Metals were hit hard by property developments in China and warnings of overcapacity in Chinese copper production. Copper is last down 0.9% at $8,149 while nickel is down 1.4% at $19,150. That’s a closing low back to May of this year for copper and fresh low back to July last year for nickel. The China Nonferrous Metals Industry Association urged copper producers to strengthen control over capacity given a “complex, grim external environment”. Chinese refined copper output hit a record high in August, with output hitting more than 1mt per month in 2023 so far and copper ore and concentrate imports in August hitting a record 2.7mt.
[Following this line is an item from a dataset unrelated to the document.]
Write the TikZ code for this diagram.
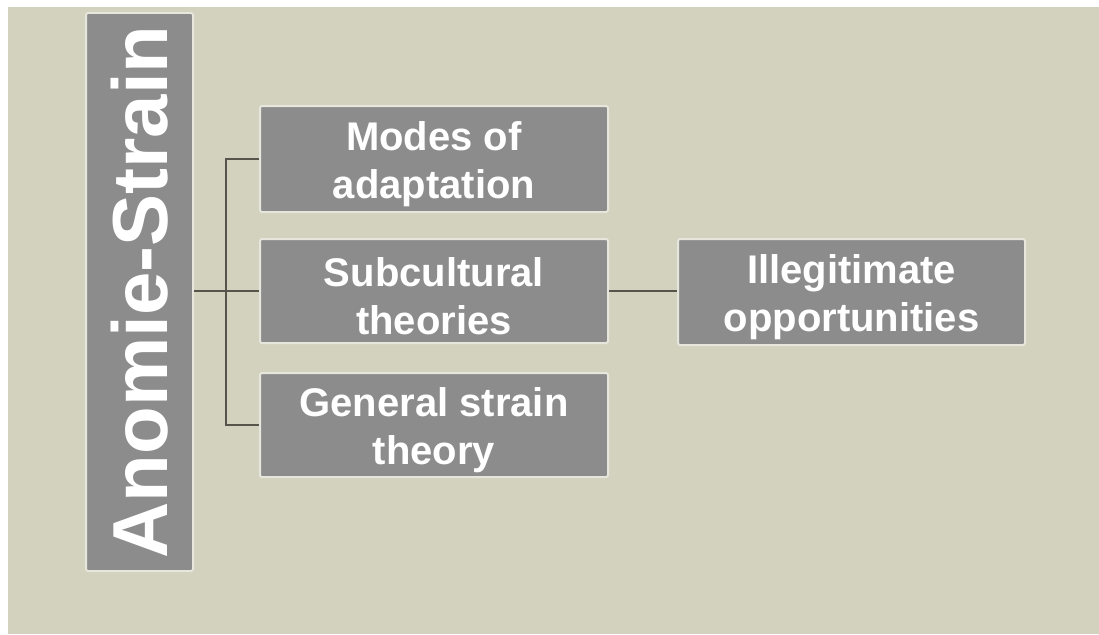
\documentclass[tikz,border=0pt]{standalone}
\usepackage{fontspec}
\setmainfont{Liberation Sans}
\definecolor{canvas}{HTML}{D3D2BE}
\definecolor{boxfill}{HTML}{8C8C8C}
\definecolor{boxrim}{HTML}{E6E6DC}
\definecolor{wire}{HTML}{55554C}
% taller first line so two-line labels sit a little low in their boxes
\newcommand{\toplift}{\rule{0pt}{39pt}}
\tikzset{
  topic/.style={rectangle, fill=boxfill, draw=boxrim, line width=2pt,
    rounded corners=1.5pt, text=white, inner sep=0pt, align=center,
    font=\fontsize{40}{48}\selectfont\bfseries},
  link/.style={draw=wire, line width=1.8pt}
}
\begin{document}
\begin{tikzpicture}[x=1pt, y=-1pt]
  \useasboundingbox (0,0) rectangle (1099,634);
  \fill[white] (0,0) rectangle (1099,634);
  \fill[canvas] (8,7) rectangle (1099,634);

  % root box, text running bottom to top
  \node[topic, rotate=90, minimum width=558pt, minimum height=107pt,
        font=\fontsize{78}{90}\selectfont\bfseries] (root) at (139.5,292) {Anomie-Strain};

  % first level
  \node[topic, minimum width=348pt, minimum height=106pt] (modes) at (434,159) {\toplift Modes of\\adaptation};
  \node[topic, minimum width=348pt, minimum height=104pt] (sub) at (434,291) {\toplift Subcultural\\theories};
  \node[topic, minimum width=348pt, minimum height=104pt] (gen) at (434,425) {\toplift General strain\\theory};

  % second level
  \node[topic, minimum width=347pt, minimum height=106pt] (illeg) at (851.5,292) {\toplift Illegitimate\\opportunities};

  % connectors
  \draw[link] (root.south |- sub.west) -- (sub.west);
  \draw[link] (modes.west) -- ++(-33,0) coordinate (bus) |- (gen.west);
  \draw[link] (sub.east) -- (illeg.west |- sub.east);
\end{tikzpicture}
\end{document}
The copper cash to 3m spread hit the lowest on Bloomberg data since at least May 1994, indicating limited physical demand.

 

Finally note that iron ore slumped on Chinese property developer news with Evergrande confirming it could no longer issue new notes due to an investigation of its mainland business Hengda Real Estate by the CSRC. The October SGX contract is down $4.20 from the same time yesterday to $115.30 while the 62% Mysteel index is down $4.95 to $118.05. A survey by Mysteel of 90 downstream construction companies revealed that less than half planned to replenish steel inventories ahead of the Golden week holiday which commences Friday.

 

Day ahead

Eurozone: The ECB’s Lane, Simkus and Muller speak.

 

US: Growth in the FHFA and S&P/CS home price indices is starting to peel back under the weight of affordability and lack of on-market supply (market f/c: 0.4% and 0.65% respectively). In light of these supply constraints, new home sales have received some level of support but remain subdued overall (market f/c: –2.2%). The Conference Board’s consumer confidence index should meanwhile soften in September (market f/c: 105.9) while the Richmond Fed index is expected to hold in weak territory (market f/c: –7). The FOMC’s Kashkari and Bowman are also due to speak.